Sebut saja Marsinah, Widji Tukul adalah segelintir orang yang mengkritik rezim orba melalui syair puisi atau perlawan, melalui mogok kerja tapi sudah dianggap sebagai pemberontak.
Kematian Marsinah sudah 26 tahun berlalu, lantas siapa yang benar-benar menjadi dalang dalam pembunuhan itu? Belum ada pengusutan tuntas terkait pembunuhan Marshina, sosok perempuan yang tidak takut dengan bibir senapan dan masih saja berteriak lantang untuk mendobrak keputusan yang tidak sesuai undang-undang, akhirnya meninggal di bibir senapan dan ditemukan di hutan tertutupkan alang-alang.
8 Mei 1993 Marshina dimakamkan di Nganjuk, Jawa Timur. Marshina lah yang menginspirasi kami kaum buruh yang harus berani melawan kebijakan-kebijakan perusahaan yang tidak melaksanakan undang-undang ketenagakerjaan.
Setiap 8 Mei, kami kaum buruh yang tergabung dari Serikat Buruh Kerakyatan (SBK) selalu nampak tilas ke makam Marshina dan memberikan santunan ke keluarga Marshina.

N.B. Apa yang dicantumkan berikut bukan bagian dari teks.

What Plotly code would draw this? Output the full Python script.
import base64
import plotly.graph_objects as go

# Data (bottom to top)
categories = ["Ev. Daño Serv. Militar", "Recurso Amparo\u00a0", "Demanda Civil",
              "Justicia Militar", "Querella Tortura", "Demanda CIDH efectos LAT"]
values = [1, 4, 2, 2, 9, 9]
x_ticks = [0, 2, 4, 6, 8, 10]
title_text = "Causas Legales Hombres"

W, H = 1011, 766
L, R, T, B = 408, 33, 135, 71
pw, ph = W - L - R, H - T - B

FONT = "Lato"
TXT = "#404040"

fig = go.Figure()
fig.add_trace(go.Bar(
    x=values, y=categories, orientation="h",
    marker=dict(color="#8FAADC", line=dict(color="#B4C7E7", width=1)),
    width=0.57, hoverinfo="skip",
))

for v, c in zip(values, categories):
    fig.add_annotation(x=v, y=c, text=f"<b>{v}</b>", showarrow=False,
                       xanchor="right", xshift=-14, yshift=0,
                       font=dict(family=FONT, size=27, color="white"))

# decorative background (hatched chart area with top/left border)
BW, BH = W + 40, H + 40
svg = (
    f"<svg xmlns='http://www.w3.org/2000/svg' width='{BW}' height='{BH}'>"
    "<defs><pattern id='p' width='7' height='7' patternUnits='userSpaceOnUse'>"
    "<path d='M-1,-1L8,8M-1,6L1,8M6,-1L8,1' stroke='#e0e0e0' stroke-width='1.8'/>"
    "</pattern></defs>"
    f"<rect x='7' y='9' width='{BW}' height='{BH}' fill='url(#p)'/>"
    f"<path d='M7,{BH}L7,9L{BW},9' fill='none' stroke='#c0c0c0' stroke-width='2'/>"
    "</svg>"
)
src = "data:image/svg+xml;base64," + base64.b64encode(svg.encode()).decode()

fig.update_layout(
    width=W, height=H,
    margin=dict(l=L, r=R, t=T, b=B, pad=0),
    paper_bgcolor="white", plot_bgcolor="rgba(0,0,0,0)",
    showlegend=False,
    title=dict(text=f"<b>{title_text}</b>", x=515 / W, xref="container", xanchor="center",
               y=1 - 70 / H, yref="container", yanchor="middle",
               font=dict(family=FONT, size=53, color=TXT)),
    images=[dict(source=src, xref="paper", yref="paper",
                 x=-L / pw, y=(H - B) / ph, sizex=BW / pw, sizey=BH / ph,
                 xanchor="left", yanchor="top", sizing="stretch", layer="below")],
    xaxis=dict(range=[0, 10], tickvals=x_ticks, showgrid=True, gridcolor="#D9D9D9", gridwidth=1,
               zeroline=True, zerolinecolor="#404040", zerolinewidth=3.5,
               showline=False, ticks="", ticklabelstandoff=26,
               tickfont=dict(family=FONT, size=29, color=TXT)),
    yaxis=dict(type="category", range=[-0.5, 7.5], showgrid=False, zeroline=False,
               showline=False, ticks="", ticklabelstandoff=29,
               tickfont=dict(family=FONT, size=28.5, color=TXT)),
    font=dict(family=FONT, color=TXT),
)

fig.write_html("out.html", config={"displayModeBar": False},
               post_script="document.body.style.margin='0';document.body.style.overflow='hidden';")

Harapan kami dari SBK kasus Marshina harus diungkap tuntas dan pemerintah mau menetapkan Marshina sebagai pahlawan buruh nasional.
Penulis merupakan lulusan STKW Surabaya jurusan teater, sekarang menjadi lurah komunitas Persada dan buruh pabrik PT. AAP Perning, Jetis, Mojokerto.